Bisa dibayangkan ketika seorang Menteri jika dihadapkan pada posisi tersebut, tentu akan tergoda untuk menggunakan kekuasaan dan APBN yang dikelola oleh Kementeriannya. Dimana menempatkan kunjungan Kerja Menteri dan dimana sela-sela kunjungan kerja untuk meningkatkan popularitas dan elektabilitasnya sebagai Capres Konvensi . Konflik kepentingan inilah yang harus dihindari. Keberanian inilah yang dipunyai GW untuk memutuskan berhenti dari jabatan Menteri, yang tidak dipunyai koleganya di beberapa kementerian. Jika langkah GW ini diikuti koleganya di Kementerian lain, GW akan menjadi yang original sedang yang lain hanya follower saja.

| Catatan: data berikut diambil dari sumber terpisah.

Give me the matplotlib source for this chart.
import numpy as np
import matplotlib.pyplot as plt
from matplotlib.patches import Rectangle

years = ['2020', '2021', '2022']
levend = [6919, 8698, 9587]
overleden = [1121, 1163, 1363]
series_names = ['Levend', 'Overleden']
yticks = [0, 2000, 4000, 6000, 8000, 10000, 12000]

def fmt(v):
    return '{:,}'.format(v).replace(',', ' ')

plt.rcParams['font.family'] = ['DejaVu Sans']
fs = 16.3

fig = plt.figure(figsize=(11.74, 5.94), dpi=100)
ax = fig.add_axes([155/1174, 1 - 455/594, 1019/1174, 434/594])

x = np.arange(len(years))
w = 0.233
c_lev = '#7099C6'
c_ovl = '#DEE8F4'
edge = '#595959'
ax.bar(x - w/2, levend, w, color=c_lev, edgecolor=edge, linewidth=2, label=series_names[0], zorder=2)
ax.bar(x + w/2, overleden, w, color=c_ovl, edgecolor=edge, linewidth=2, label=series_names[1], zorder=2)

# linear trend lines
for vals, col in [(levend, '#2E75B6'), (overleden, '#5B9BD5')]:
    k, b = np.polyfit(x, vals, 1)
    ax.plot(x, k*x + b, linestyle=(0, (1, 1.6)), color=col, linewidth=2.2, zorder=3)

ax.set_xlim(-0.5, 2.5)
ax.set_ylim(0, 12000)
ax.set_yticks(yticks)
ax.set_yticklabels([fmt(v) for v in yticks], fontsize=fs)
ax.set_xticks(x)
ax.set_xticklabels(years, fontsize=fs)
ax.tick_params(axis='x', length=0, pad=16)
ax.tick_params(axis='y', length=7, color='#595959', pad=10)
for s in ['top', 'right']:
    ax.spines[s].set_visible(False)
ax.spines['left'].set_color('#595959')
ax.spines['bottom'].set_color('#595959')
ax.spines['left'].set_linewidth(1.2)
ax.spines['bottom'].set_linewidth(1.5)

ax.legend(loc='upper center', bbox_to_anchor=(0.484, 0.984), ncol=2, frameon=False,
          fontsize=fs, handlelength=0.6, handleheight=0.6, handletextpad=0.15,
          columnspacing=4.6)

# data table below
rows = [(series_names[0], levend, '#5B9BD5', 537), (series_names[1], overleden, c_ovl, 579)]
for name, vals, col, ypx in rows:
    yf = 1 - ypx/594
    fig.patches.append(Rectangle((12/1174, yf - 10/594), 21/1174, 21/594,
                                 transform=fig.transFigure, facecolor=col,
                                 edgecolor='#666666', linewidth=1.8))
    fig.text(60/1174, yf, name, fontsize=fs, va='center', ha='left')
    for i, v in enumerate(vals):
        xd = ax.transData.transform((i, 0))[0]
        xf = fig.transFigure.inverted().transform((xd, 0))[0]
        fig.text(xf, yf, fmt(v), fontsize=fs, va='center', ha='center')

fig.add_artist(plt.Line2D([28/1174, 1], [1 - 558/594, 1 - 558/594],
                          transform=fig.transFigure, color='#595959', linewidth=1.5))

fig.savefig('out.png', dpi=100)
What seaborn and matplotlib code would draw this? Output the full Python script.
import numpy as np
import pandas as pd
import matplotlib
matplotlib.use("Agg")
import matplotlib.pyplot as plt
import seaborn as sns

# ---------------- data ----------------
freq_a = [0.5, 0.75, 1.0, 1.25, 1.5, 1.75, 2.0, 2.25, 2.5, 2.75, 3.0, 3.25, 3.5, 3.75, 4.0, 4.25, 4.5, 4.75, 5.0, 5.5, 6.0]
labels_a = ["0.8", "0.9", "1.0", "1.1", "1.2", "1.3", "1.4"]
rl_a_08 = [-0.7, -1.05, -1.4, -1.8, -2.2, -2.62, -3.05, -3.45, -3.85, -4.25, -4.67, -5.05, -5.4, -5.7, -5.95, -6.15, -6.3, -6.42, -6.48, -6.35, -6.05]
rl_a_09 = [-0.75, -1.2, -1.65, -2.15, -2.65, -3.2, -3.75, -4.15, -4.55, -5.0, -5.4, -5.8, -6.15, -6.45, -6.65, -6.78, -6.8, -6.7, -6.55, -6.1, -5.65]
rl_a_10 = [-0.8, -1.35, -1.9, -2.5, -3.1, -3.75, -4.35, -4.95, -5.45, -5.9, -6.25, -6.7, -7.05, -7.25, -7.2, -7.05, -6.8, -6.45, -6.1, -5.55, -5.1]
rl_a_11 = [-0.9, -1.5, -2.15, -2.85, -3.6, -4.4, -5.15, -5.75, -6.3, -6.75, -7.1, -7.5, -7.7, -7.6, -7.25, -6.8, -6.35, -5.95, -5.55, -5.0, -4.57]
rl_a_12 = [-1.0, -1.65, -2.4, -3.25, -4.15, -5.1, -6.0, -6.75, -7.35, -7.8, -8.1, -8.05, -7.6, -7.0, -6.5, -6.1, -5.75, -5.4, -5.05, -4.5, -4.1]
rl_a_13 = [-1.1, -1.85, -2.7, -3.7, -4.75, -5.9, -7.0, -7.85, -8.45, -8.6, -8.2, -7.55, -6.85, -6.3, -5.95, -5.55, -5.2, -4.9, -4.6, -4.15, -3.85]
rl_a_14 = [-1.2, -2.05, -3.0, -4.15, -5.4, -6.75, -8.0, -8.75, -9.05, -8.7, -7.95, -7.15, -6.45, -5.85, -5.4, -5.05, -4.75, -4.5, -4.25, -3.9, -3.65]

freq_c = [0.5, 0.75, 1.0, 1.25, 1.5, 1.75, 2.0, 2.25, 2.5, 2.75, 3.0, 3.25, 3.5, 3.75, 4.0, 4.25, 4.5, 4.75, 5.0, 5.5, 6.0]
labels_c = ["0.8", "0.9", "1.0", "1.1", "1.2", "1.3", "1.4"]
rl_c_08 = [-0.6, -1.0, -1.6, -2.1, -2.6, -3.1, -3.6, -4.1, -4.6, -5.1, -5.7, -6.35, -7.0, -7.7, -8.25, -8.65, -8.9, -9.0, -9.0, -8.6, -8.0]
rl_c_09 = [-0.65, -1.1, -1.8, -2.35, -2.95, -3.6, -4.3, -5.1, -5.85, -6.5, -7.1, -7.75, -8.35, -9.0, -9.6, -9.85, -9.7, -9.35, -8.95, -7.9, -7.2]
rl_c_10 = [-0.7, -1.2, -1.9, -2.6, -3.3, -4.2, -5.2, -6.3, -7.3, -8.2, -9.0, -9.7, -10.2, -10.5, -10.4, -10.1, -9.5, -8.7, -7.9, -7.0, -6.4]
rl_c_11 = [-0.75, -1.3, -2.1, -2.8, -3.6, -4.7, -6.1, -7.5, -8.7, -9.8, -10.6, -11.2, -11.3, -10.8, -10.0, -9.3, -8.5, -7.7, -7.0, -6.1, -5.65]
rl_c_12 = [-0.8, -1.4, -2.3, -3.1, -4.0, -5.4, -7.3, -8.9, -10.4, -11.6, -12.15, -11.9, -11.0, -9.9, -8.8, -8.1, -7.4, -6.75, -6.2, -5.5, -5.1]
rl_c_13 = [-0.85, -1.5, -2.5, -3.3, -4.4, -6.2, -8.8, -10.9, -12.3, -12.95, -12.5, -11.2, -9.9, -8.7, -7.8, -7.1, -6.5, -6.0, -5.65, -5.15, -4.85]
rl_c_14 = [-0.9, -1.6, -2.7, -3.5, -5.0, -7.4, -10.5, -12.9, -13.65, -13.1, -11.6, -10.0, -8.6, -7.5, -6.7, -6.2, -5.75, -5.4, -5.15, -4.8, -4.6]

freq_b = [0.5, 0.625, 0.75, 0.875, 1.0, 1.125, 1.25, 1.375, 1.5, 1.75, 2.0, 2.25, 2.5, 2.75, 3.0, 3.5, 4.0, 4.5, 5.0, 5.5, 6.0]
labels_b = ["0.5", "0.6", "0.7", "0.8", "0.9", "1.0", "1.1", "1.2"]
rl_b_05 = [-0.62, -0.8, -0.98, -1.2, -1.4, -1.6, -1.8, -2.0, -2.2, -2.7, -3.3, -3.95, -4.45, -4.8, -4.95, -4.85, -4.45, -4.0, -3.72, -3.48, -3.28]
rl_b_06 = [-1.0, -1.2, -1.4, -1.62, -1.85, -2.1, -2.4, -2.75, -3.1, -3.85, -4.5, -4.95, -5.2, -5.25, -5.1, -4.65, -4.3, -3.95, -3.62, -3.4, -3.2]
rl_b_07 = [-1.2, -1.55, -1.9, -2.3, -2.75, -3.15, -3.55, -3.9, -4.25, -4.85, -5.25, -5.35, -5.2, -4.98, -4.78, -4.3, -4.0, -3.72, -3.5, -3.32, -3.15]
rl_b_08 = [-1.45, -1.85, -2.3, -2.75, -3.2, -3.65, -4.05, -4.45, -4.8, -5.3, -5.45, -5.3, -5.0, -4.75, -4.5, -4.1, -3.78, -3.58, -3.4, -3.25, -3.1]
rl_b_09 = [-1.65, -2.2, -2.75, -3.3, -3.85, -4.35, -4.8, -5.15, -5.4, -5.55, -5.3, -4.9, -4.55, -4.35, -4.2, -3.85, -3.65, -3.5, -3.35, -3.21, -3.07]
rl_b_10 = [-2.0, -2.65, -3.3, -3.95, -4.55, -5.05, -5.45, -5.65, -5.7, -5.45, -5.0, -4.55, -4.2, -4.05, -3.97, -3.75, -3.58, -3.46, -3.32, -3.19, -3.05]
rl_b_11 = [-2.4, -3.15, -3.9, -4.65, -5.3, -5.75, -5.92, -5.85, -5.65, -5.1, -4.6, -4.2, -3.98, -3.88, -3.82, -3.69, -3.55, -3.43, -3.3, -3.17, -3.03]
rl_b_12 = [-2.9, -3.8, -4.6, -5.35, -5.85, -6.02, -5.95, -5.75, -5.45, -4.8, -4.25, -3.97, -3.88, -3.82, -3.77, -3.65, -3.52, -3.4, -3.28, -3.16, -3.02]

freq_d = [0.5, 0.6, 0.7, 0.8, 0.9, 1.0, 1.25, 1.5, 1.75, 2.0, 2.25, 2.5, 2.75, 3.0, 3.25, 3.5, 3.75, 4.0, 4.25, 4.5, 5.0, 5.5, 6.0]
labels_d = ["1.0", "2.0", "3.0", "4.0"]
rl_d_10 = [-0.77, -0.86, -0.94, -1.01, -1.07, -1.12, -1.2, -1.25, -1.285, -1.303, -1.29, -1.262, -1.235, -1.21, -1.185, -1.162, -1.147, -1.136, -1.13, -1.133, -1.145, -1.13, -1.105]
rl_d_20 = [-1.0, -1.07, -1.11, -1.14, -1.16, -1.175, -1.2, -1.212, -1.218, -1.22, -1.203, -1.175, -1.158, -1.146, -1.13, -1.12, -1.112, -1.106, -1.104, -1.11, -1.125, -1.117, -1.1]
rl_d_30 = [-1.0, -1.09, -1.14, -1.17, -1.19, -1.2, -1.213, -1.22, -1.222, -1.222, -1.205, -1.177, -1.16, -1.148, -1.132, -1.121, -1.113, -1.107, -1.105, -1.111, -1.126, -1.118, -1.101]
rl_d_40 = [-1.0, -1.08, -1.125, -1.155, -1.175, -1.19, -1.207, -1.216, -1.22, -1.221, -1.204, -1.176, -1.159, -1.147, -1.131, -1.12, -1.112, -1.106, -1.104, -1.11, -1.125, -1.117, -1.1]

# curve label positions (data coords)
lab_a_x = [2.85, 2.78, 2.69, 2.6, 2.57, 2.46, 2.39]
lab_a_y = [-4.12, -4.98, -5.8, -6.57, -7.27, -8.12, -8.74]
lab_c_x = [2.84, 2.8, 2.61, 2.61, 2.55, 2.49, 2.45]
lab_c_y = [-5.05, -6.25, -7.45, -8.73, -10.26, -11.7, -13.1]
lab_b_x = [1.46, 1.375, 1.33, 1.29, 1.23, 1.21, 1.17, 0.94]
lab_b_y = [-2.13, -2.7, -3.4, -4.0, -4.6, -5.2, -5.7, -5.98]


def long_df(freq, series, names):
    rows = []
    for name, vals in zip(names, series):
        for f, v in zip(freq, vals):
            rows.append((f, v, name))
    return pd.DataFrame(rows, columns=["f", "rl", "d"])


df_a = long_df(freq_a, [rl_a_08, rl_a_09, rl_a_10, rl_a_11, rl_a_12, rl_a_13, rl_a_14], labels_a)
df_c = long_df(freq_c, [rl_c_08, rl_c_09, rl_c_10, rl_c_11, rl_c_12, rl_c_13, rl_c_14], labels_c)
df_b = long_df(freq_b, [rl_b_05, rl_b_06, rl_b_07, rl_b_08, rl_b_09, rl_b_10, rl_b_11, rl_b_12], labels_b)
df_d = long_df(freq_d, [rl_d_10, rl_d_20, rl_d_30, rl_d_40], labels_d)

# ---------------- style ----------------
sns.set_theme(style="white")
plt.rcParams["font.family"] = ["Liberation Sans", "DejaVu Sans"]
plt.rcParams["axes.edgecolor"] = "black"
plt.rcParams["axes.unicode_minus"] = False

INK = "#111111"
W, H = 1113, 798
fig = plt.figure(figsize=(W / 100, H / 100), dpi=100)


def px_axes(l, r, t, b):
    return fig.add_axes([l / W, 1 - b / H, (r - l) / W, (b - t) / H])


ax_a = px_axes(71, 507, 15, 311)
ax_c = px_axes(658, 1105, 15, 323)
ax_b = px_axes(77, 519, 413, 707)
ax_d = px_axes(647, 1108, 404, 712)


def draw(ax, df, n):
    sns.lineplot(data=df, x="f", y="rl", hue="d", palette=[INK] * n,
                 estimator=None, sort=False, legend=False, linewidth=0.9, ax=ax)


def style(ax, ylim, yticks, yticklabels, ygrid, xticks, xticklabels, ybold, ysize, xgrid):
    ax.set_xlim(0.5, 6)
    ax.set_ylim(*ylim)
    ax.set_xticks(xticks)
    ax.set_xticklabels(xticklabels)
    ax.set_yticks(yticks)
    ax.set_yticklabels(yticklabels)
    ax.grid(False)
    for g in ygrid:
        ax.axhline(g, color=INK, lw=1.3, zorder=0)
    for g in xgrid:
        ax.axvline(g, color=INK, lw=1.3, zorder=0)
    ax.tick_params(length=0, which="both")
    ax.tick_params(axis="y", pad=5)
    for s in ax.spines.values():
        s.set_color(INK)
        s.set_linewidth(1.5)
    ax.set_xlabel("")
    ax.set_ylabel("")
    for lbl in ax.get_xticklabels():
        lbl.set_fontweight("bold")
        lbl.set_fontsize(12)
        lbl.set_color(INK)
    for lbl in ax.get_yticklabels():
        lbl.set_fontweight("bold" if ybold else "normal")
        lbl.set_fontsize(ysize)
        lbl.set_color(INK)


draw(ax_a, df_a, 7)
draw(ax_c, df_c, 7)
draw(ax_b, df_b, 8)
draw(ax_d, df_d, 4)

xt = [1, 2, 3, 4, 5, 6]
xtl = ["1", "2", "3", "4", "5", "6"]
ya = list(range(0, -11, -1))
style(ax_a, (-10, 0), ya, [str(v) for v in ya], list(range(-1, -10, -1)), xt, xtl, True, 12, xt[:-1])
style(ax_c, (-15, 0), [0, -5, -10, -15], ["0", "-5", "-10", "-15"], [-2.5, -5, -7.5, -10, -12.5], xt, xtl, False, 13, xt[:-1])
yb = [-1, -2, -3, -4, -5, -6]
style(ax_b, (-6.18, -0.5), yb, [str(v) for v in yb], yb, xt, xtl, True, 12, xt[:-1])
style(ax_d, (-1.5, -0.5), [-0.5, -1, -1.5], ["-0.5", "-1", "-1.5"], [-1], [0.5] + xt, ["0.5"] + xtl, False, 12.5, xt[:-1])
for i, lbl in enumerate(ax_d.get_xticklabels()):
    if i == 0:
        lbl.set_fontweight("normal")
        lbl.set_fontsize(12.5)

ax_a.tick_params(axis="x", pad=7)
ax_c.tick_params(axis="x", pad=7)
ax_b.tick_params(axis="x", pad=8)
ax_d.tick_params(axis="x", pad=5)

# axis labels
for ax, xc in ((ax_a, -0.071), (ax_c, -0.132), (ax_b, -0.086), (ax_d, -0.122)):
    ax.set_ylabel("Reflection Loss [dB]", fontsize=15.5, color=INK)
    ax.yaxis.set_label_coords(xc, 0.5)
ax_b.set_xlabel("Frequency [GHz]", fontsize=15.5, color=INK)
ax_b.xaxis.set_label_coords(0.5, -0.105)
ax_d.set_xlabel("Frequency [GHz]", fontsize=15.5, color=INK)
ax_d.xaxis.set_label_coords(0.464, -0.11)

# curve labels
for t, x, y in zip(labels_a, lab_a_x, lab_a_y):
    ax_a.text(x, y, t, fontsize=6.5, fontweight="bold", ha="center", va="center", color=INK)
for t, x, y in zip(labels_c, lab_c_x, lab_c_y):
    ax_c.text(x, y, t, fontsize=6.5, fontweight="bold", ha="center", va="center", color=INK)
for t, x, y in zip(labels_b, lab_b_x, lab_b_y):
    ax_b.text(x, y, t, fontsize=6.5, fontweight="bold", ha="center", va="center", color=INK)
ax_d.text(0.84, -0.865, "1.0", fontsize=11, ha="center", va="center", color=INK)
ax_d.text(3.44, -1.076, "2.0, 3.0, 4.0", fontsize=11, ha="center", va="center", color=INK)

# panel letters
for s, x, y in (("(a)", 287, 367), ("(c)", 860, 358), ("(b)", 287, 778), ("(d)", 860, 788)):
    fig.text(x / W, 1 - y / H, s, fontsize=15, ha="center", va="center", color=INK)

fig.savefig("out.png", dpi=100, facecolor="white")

Langkah selanjutnya yang harus dilakukan GW setelah mundur dari jabatan Menteri Perdagangan adalah mengkonsolidasikan tim pendukungnya hingga ditingkat satuan terkecil, guna memperlihatkan kepada Rakyat tentang keseriusannya dalam mengikuti konvensi Capres di Partai Demokrat. Tentu dengan karya nyata yang dapat meningkatkan popularitas dan elektabilitas, yang riil dan sejumlah pendukung yang significant guna mengalahkan peserta konvensi lainnya dalam berbagai indikator keterpilihan pada Konvensi Capres Demokrat ini. Dan selanjutnya, serahkan pengusutan pelanggaran impor beras premium Vietnam pada pihak yang berwenang tanpa campur tangan GW, dengan begitu putusan yang diambil dalam siapa pihak yang harus bertanggungjawab menjadi sangat obyektif. Salut pak GW, berani lebih baik.